■ Problem details: Leaving the pictures out, print the lines from the first line of the listing through the line containing "from matplotlib.offsetbox import", exactly as they read, and no others.
◇ ◇ ◇ ◇
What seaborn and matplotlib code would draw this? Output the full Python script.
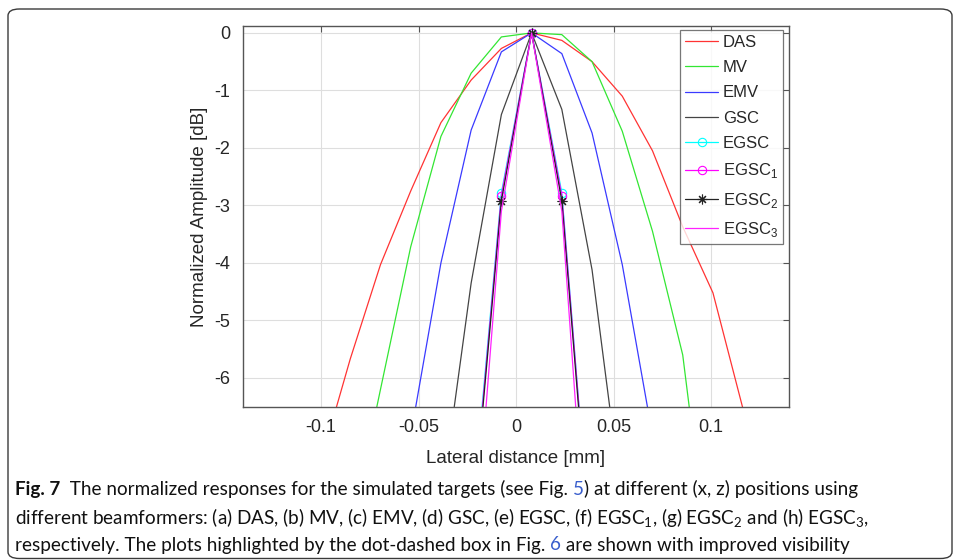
import numpy as np
import pandas as pd
import matplotlib
matplotlib.use("Agg")
import matplotlib.pyplot as plt
import seaborn as sns
from matplotlib.patches import FancyBboxPatch
from matplotlib.offsetbox import TextArea, HPacker, AnchoredOffsetbox

# ---------------- data ----------------
lateral_mm = [-0.1005, -0.085, -0.0695, -0.054, -0.0385, -0.023, -0.0075, 0.008,
              0.0235, 0.039, 0.0545, 0.07, 0.0855, 0.101, 0.1165]
nan = np.nan
das   = [-7.5, -5.67, -4.03, -2.75, -1.56, -0.82, -0.27, 0.0, -0.13, -0.50, -1.10, -2.05, -3.37, -4.52, -6.55]
mv    = [nan, -8.7, -6.2, -3.72, -1.80, -0.70, -0.07, 0.0, -0.03, -0.50, -1.71, -3.45, -5.60, -9.8, nan]
emv   = [nan, nan, nan, -7.0, -4.0, -1.69, -0.33, 0.0, -0.36, -1.74, -4.03, -7.0, nan, nan, nan]
gsc   = [nan, nan, nan, nan, -8.2, -4.35, -1.42, 0.0, -1.33, -4.12, -8.2, nan, nan, nan, nan]
egsc  = [nan, nan, nan, nan, nan, -8.6, -2.78, 0.0, -2.78, -9.3, nan, nan, nan, nan, nan]
egsc1 = [nan, nan, nan, nan, nan, -8.7, -2.83, 0.0, -2.83, -9.3, nan, nan, nan, nan, nan]
egsc2 = [nan, nan, nan, nan, nan, -8.8, -2.92, 0.0, -2.92, -9.4, nan, nan, nan, nan, nan]
egsc3 = [nan, nan, nan, nan, nan, -9.8, -3.10, 0.0, -3.10, -10.5, nan, nan, nan, nan, nan]

series_names = ["DAS", "MV", "EMV", "GSC", "EGSC", "EGSC1", "EGSC2", "EGSC3"]
series_values = [das, mv, emv, gsc, egsc, egsc1, egsc2, egsc3]
legend_labels = ["DAS", "MV", "EMV", "GSC", "EGSC",
                 r"EGSC$_\mathregular{1}$", r"EGSC$_\mathregular{2}$", r"EGSC$_\mathregular{3}$"]
x_ticks = [-0.1, -0.05, 0, 0.05, 0.1]
x_tick_labels = ["-0.1", "-0.05", "0", "0.05", "0.1"]
y_ticks = [0, -1, -2, -3, -4, -5, -6]

# ---------------- styles ----------------
colors = ["#ff3333", "#33e633", "#3a3aff", "#444444", "#00ffff", "#ff00ff", "#222222", "#ff22ff"]
markers = [None, None, None, None, "o", "o", (8, 2, 0), None]

rows = []
for name, vals in zip(series_names, series_values):
    for x, y in zip(lateral_mm, vals):
        rows.append((name, x, y))
df = pd.DataFrame(rows, columns=["series", "lateral", "amp"]).dropna()

sns.set_style("white")
plt.rcParams["font.family"] = ["Liberation Sans", "DejaVu Sans"]
plt.rcParams["axes.unicode_minus"] = False

fig = plt.figure(figsize=(9.57, 5.60), dpi=100)
ax = fig.add_axes([243 / 957, 1 - 406.7 / 560, 546 / 957, 380.7 / 560])

for name, lab, col, mk in zip(series_names, legend_labels, colors, markers):
    kws = dict(color=col, linewidth=0.9)
    if mk is not None:
        kws.update(marker=mk, markersize=6 if mk == "o" else 7,
                   markerfacecolor="none", markeredgecolor=col, markeredgewidth=0.8)
    sns.lineplot(data=df[df["series"] == name], x="lateral", y="amp", ax=ax,
                 sort=False, estimator=None, label=lab, **kws)

ax.set_xlim(-0.14, 0.14)
ax.set_ylim(-6.5, 0.12)
ax.set_xticks(x_ticks)
ax.set_xticklabels(x_tick_labels)
ax.set_yticks(y_ticks)
ax.grid(True, color="#dedede", linewidth=0.8)
ax.set_axisbelow(True)
for s in ax.spines.values():
    s.set_color("#555555")
    s.set_linewidth(1.0)
ax.tick_params(direction="in", length=4, width=0.8, color="#555555", top=True, right=True,
               labelsize=13, labelcolor="#262626", pad=9)
ax.set_xlabel("Lateral distance [mm]", fontsize=13.5, color="#262626", labelpad=10)
ax.set_ylabel("Normalized Amplitude [dB]", fontsize=13.5, color="#262626", labelpad=5)

leg = ax.legend(loc="upper right", bbox_to_anchor=(0.989, 0.99), borderaxespad=0,
                fontsize=12, frameon=True, fancybox=False, edgecolor="#555555",
                handlelength=1.95, handletextpad=0.3, labelspacing=0.62, borderpad=0.3)
leg.get_frame().set_linewidth(0.9)

# ---------------- caption & frame ----------------
fig.add_artist(FancyBboxPatch((8 / 957, 1.5 / 560), 944 / 957, 549.5 / 560,
                              boxstyle="round,pad=0,rounding_size=0.012",
                              transform=fig.transFigure, facecolor="none",
                              edgecolor="#3a3a3a", linewidth=1.0, zorder=0))

cap_font = ["Lato", "Liberation Sans"]
link = "#3a5fcd"
dark = "#111111"
caption_lines = [
    [("Fig. 7", "bold", dark), ("  The normalized responses for the simulated targets (see Fig. ", "normal", dark),
     ("5", "normal", link), (") at different (x, z) positions using", "normal", dark)],
    [(r"different beamformers: (a) DAS, (b) MV, (c) EMV, (d) GSC, (e) EGSC, (f) EGSC$_\mathregular{1}$, (g) EGSC$_\mathregular{2}$ and (h) EGSC$_\mathregular{3}$,", "normal", dark)],
    [("respectively. The plots highlighted by the dot-dashed box in Fig. ", "normal", dark),
     ("6", "normal", link), (" are shown with improved visibility", "normal", dark)],
]
line_targets_px = [870, 855, 873]
line_y = [489, 518, 545]

# choose one caption font size so the lines are about as long as in the reference
renderer = fig.canvas.get_renderer()
s0 = 14.0
ratios = []
for segs, tw in zip(caption_lines, line_targets_px):
    t = fig.text(0, 0, "".join(s for s, _, _ in segs), fontsize=s0, family=cap_font)
    w = t.get_window_extent(renderer).width
    t.remove()
    ratios.append(tw / w)
cap_size = s0 * min(ratios)

for segs, yy in zip(caption_lines, line_y):
    children = [TextArea(t, textprops=dict(fontsize=cap_size, fontweight=w, color=c, family=cap_font))
                for t, w, c in segs]
    box = HPacker(children=children, align="baseline", pad=0, sep=0)
    fig.add_artist(AnchoredOffsetbox(loc="center left", child=box, pad=0, borderpad=0, frameon=False,
                                     bbox_to_anchor=(15 / 957, 1 - yy / 560),
                                     bbox_transform=fig.transFigure))

fig.savefig("out.png", dpi=100)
◇ ◇ ◇ ◇
■ Response to this exercise:
What seaborn and matplotlib code would draw this? Output the full Python script.
import numpy as np
import pandas as pd
import matplotlib
matplotlib.use("Agg")
import matplotlib.pyplot as plt
import seaborn as sns
from matplotlib.patches import FancyBboxPatch
from matplotlib.offsetbox import TextArea, HPacker, AnchoredOffsetbox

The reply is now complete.